Invoking the resignation of Senator Al Franken and anonymous allegations, the commission highlighted one Politico report that called congressional protections a “joke.”

“In Congress, for example, a complainant was forced to work with an alleged harasser for a thirty-day ‘cooling off period,’” the commission noted, citing Politico’s reporting on one anonymous case. “At the Commission’s briefing, Representative Jackie Speier testified that ‘Congress has been a breeding ground for a hostile work environment for far too long. It’s time to throw back the curtain on the repulsive behavior that has thrived in the dark without consequences.’”

Representatives for Speier, the first congresswoman to speak at a briefing the commission held last May, did not immediately respond to an email requesting comment.

From its title on down, the “Federal #MeToo” report is a testament to the movement begun by social activist Tarana Burke in 2006 and later popularized by American actress Alyssa Milano. 

The report notes that, as the wave swept past Hollywood, “women serving in Congress have played a central role in acknowledging and condemning their colleagues’ inappropriate conduct.”

“When allegations that Senator Al Franken had forcibly kissed and groped two of his female coworkers became public in late 2017, Senator Kirsten Gillibrand publicly called for his resignation,” it continues.

The allegations against Franken sparked their own controversy, with the New Yorker’s investigative reporter Jane Mayer — herself an icon of the movement — writing a story suggesting the senator had been “railroaded.”

In Congress, the commission made clear, the problem does not begin and end with Franken.

“However, the problem runs deep: In March 2019, based on a Congressional inquiry, the Inspector General of the Architect of the Capitol published a report detailing 57 incidents of sexual harassment over the past ten years, including allegations that Members of Congress had harassed custodial staff, who did not report these incidents due to fear of losing their jobs,” the report states.

Testimony quoted by the commission shows how sexual harassment has trailed top prosecutors.
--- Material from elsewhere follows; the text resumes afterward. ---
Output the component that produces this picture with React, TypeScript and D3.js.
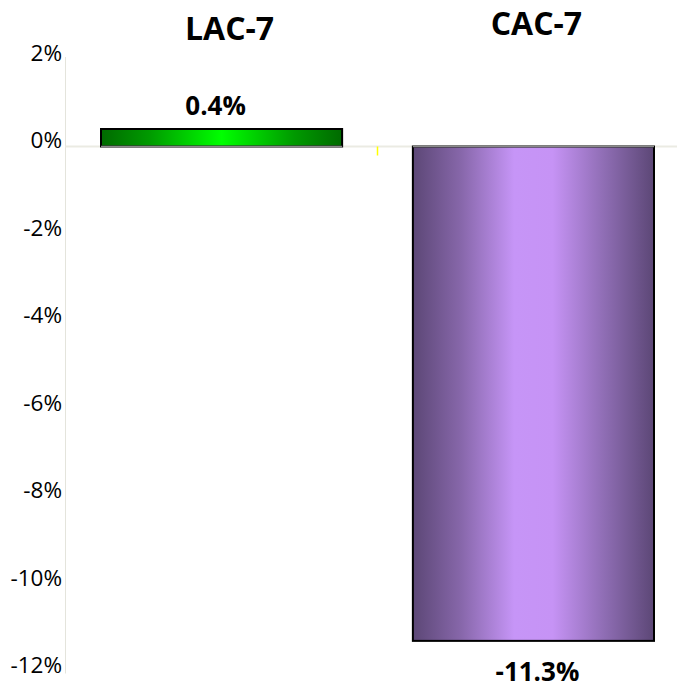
import React from "react";
import * as d3 from "d3";

const categories: string[] = ["LAC-7", "CAC-7"];
const values: number[] = [0.4, -11.3];
const valueLabels: string[] = ["0.4%", "-11.3%"];
const yTicks: number[] = [2, 0, -2, -4, -6, -8, -10, -12];

const W = 677;
const H = 688;
const FONT = "'Open Sans', 'DejaVu Sans', sans-serif";

export default function App() {
  const x = d3
    .scaleBand<string>()
    .domain(categories)
    .range([101, 654])
    .paddingInner(71 / 313)
    .paddingOuter(0);
  const y = d3.scaleLinear().domain([-12, 2]).range([671.5, 59]);
  const axisX = 65.5;
  const y0 = y(0);
  const gradIds = ["gGreen", "gPurple"];
  const catLabelY = [40, 35];

  return (
    <svg
      width={W}
      height={H}
      style={{ position: "absolute", left: 0, top: 0, background: "#fff" }}
    >
      <defs>
        <linearGradient id="gGreen" x1="0" x2="1" y1="0" y2="0">
          <stop offset="0" stopColor="#006a00" />
          <stop offset="0.2" stopColor="#009a00" />
          <stop offset="0.5" stopColor="#00ff00" />
          <stop offset="0.8" stopColor="#009a00" />
          <stop offset="1" stopColor="#006a00" />
        </linearGradient>
        <linearGradient id="gPurple" x1="0" x2="1" y1="0" y2="0">
          <stop offset="0" stopColor="#5c4776" />
          <stop offset="0.2" stopColor="#8767aa" />
          <stop offset="0.42" stopColor="#c695f7" />
          <stop offset="0.58" stopColor="#c693f5" />
          <stop offset="0.8" stopColor="#8d6cb2" />
          <stop offset="1" stopColor="#5c4776" />
        </linearGradient>
      </defs>

      {/* axis line */}
      <line x1={axisX} x2={axisX} y1={y(2) - 2} y2={y(-12) + 2} stroke="#e4e4dc" strokeWidth={1} />
      {/* zero line */}
      <line x1={axisX} x2={W} y1={y0} y2={y0} stroke="#ebebe3" strokeWidth={2} />
      {/* category divider tick */}
      <line
        x1={(x(categories[0])! + x.bandwidth() + x(categories[1])!) / 2}
        x2={(x(categories[0])! + x.bandwidth() + x(categories[1])!) / 2}
        y1={y0}
        y2={y0 + 9}
        stroke="#ffff00"
        strokeWidth={1.5}
      />

      {/* y tick labels */}
      {yTicks.map((t) => (
        <text
          key={t}
          x={62}
          y={y(t)}
          dy="0.08em"
          textAnchor="end"
          fontFamily={FONT}
          fontSize={22.5}
          fill="#000"
        >
          {`${t}%`}
        </text>
      ))}

      {/* bars */}
      {categories.map((c, i) => {
        const v = values[i];
        const bx = x(c)!;
        const bw = x.bandwidth();
        const top = Math.min(y(v), y0);
        const h = Math.abs(y(v) - y0);
        return (
          <g key={c}>
            <rect x={bx} y={top} width={bw} height={h} fill={`url(#${gradIds[i]})`} stroke="#000" strokeWidth={2} />
            <line x1={bx} x2={bx + bw} y1={y0} y2={y0} stroke="#8a8a8a" strokeWidth={1.5} />
          </g>
        );
      })}

      {/* value labels */}
      {categories.map((c, i) => {
        const v = values[i];
        const cx = x(c)! + x.bandwidth() / 2 - (v >= 0 ? 6 : -4);
        const ly = v >= 0 ? y(v) - 14 : y(v) + 40;
        return (
          <text
            key={c}
            x={cx}
            y={ly}
            textAnchor="middle"
            fontFamily={FONT}
            fontWeight="bold"
            fontSize={26}
            fill="#000"
          >
            {valueLabels[i]}
          </text>
        );
      })}

      {/* category labels */}
      {categories.map((c, i) => (
        <text
          key={c}
          x={x(c)! + x.bandwidth() / 2 + (i === 0 ? 8 : 3)}
          y={catLabelY[i]}
          textAnchor="middle"
          fontFamily={FONT}
          fontWeight="bold"
          fontSize={32}
          fill="#000"
        >
          {c}
        </text>
      ))}
    </svg>
  );
}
“My supervisor stalked me for over a year and it was a terrifying and life-altering experience,” a senior litigator in the Justice Department told the commission. “He admitted to it, but my office responded largely with indifference. They didn't fire, demote, or suspend him, involve outside law enforcement, or even mention the episode in his permanent file. Instead, they merely transferred him to a different office, and I feared for the women there.”

At the commission’s briefing, the Justice Department’s litigator Stacey Young described this practice as “pass the trash, whereby serious offenders are moved from one office to another.”

The Justice Department did not immediately respond to a request for comment.